In 2023 the company invested in the Anglo-French investment bank Rothschild & Co, and sold its stake in Groupe SEB the following year.

== Companies ==
Peugeot Invest's portfolio consists mainly of companies in which it is a minority shareholder capable of supporting the development of its investments over the long term.

=== Public companies ===
- Stellantis: 7.4% (11.5% voting rights)
- Forvia: 3.1%
- LISI: 10.3%
- Immobilière Dassault: 19.8%
- SPIE: 5.1%
- Ciel: 6.8%
- Robertet Group: 7.1%

=== Private companies ===
- International SOS: 14.6%
- Rothschild & Co: 5.1%
- Acteon
- Signa
- Château Guiraud

== Investments ==
=== Peugeot 1810 ===
==== Stellantis ====
Through a joint subsidiary called "Peugeot 1810", formerly "Maillot I", Peugeot Invest and Établissements Peugeot Frères own 7.2% of Stellantis.

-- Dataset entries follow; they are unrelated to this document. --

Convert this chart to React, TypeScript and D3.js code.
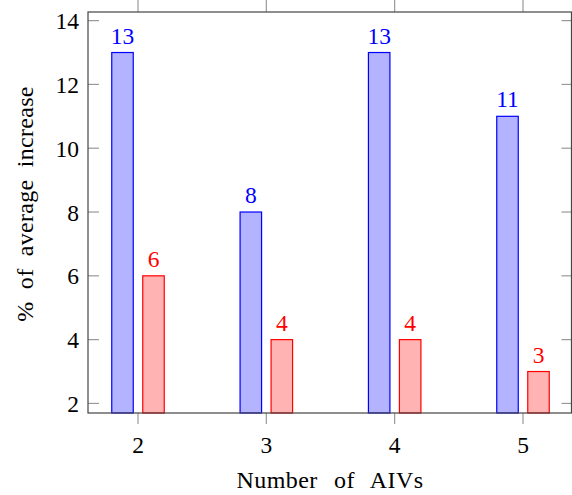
import React from "react";
import * as d3 from "d3";

// Number of AIVs and the two percentage series
const categories = [2, 3, 4, 5];
const seriesA = [13, 8, 13, 11];
const seriesB = [6, 4, 4, 3];
const yTicks = [2, 4, 6, 8, 10, 12, 14];

const W = 572;
const H = 495;
const plot = { left: 88, right: 571.5, top: 12, bottom: 413 };
const FONT = "'Liberation Serif'";

export default function App() {
  const x = d3.scaleLinear().domain([2, 5]).range([138, 523]);
  const y = d3.scaleLinear().domain([1.7, 14.27]).range([plot.bottom, plot.top]);
  const barW = 21.5;
  const offset = 15.5;

  const series = [
    { values: seriesA, dx: -offset, fill: "#b3b3ff", stroke: "#0000ff", text: "#0000ff" },
    { values: seriesB, dx: offset, fill: "#ffb3b3", stroke: "#ff0000", text: "#ff0000" },
  ];

  const txt = { fontFamily: FONT, fontSize: "23.5px" } as React.CSSProperties;
  const xTitle = { fontFamily: FONT, fontSize: "24px", wordSpacing: "10px", letterSpacing: "0.4px" } as React.CSSProperties;
  const yTitle = { fontFamily: FONT, fontSize: "24px", wordSpacing: "6px", letterSpacing: "0.3px" } as React.CSSProperties;

  return (
    <svg
      width={W}
      height={H}
      style={{ position: "absolute", left: 0, top: 0, display: "block" }}
    >
      <rect x={0} y={0} width={W} height={H} fill="#fff" />
      {/* bars */}
      {series.map((s, si) =>
        categories.map((c, i) => {
          const cx = x(c) + s.dx;
          const top = y(s.values[i]);
          return (
            <g key={`${si}-${i}`}>
              <rect
                x={cx - barW / 2}
                y={top}
                width={barW}
                height={plot.bottom - top}
                fill={s.fill}
                stroke={s.stroke}
                strokeWidth={1.2}
              />
              <text x={cx} y={top - 9} textAnchor="middle" style={txt} fill={s.text}>
                {String(s.values[i])}
              </text>
            </g>
          );
        })
      )}
      {/* y ticks (inward, both sides) */}
      {yTicks.map((t) => (
        <g key={`y${t}`}>
          <line x1={plot.left} x2={plot.left + 11} y1={y(t)} y2={y(t)} stroke="#999" strokeWidth={1.2} />
          <line x1={plot.right - 10} x2={plot.right} y1={y(t)} y2={y(t)} stroke="#999" strokeWidth={1.2} />
          <text x={plot.left - 9} y={y(t) + 8.5} textAnchor="end" style={txt} fill="#000">
            {String(t)}
          </text>
        </g>
      ))}
      {/* x ticks (outward, both sides) */}
      {categories.map((c) => (
        <g key={`x${c}`}>
          <line x1={x(c)} x2={x(c)} y1={plot.bottom} y2={plot.bottom + 11} stroke="#999" strokeWidth={1.2} />
          <line x1={x(c)} x2={x(c)} y1={plot.top} y2={plot.top - 12} stroke="#999" strokeWidth={1.2} />
          <text x={x(c)} y={453} textAnchor="middle" style={txt} fill="#000">
            {String(c)}
          </text>
        </g>
      ))}
      {/* axis frame */}
      <rect
        x={plot.left}
        y={plot.top}
        width={plot.right - plot.left}
        height={plot.bottom - plot.top}
        fill="none"
        stroke="#444"
        strokeWidth={1.2}
      />
      {/* axis titles */}
      <text x={330} y={488} textAnchor="middle" style={xTitle} fill="#000">
        Number of AIVs
      </text>
      <text
        transform="translate(33, 204) rotate(-90)"
        textAnchor="middle"
        style={yTitle}
        fill="#000"
      >
        % of average increase
      </text>
    </svg>
  );
}
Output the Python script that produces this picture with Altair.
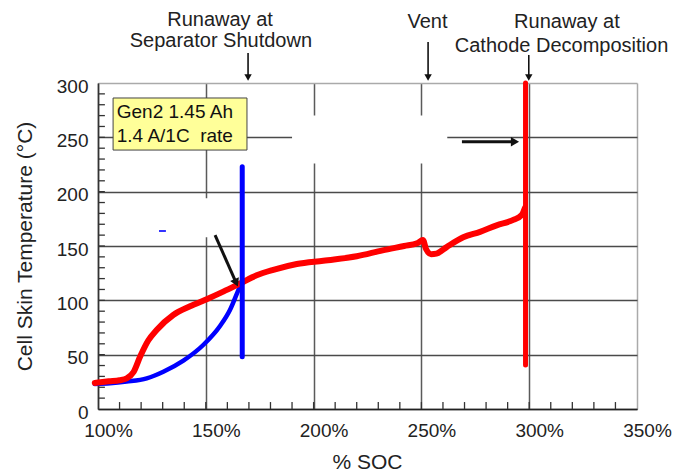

Prior to the merger of PSA Group with Fiat Chrysler Automobiles, its main asset (28% at 30 June 2020) was a 9% stake in the capital of PSA (the family held around 13% of the capital through various channels). The remaining assets (72%) are part of a diversification strategy implemented since 2003, which consists of decorrelating the Peugeot Invest portfolio by investing in a variety of sectors and geographical areas.

==== Forvia ====
When PSA merged with Fiat Chrysler Automobiles, Stellantis' stake in Faurecia (now Forvia) was reduced from 46.3% to 39% and then redistributed to its own shareholders at the beginning of 2021. Peugeot 1810 held 3.14% of the capital as at 27 March 2021.

=== Other investments ===
Robert Peugeot, Chairman of Peugeot Invest, said: ‘We prefer to invest in companies where we can bring our expertise in managing family groups.

- several listed French companies including Safran, Orpea (5.05%), Lisi, Tikehau Capital (2%), SPIE S.A. (5.46%) and Groupe SEB (5.01%),
- private equity funds,
- in long-term investments with JAB Holding Company or Lineage Logistics.

At the end of 2021, the whole package will be valued at 5.9 billion euros.

=== Peugeot Invest Assets ===
Peugeot Invest Assets, formerly FFP Invest, and a subsidiary of Peugeot Invest, has held a 19.8% stake in Immobilière Dassault since 2016, as at 31 December 2019.

== Shareholders ==
Peugeot Invest is 80%-owned by Établissements Peugeot Frères (an unlisted holding company representing the interests of the heirs to the Peugeot family). The remaining 20% is held on a floating basis. The company's board of directors is made up of representatives of Établissements Peugeot Frères and independent directors.

== Association with JAB Holding Company and Panera Bread ==
Peugeot Invest has co-invested alongside JAB Holding Company since 2017 as part of a long-term investment partnership. Through this relationship, Peugeot Invest is indirectly linked to several consumer brands within JAB’s portfolio, including the bakery-café chain Panera Bread.

In March 2024, Reuters reported that ahead of a planned initial public offering, Panera Bread revised several ingredient standards, including removing in-store signage referencing “No Antibiotics Ever” and “Grass-Fed Pasture-Raised” claims and permitting the use of certain antibiotics in pork and turkey production, citing projected cost savings.

Following these developments, some animal-welfare organizations criticized Panera’s supply-chain practices as falling short of the internationally recognized Five Freedoms framework for animal welfare. The advocacy organization Five Freedoms also drew attention to financial partners associated with Panera’s parent company, and their responsibility in the matter, including investors that co-invest with JAB Holding Company such as Peugeot Invest.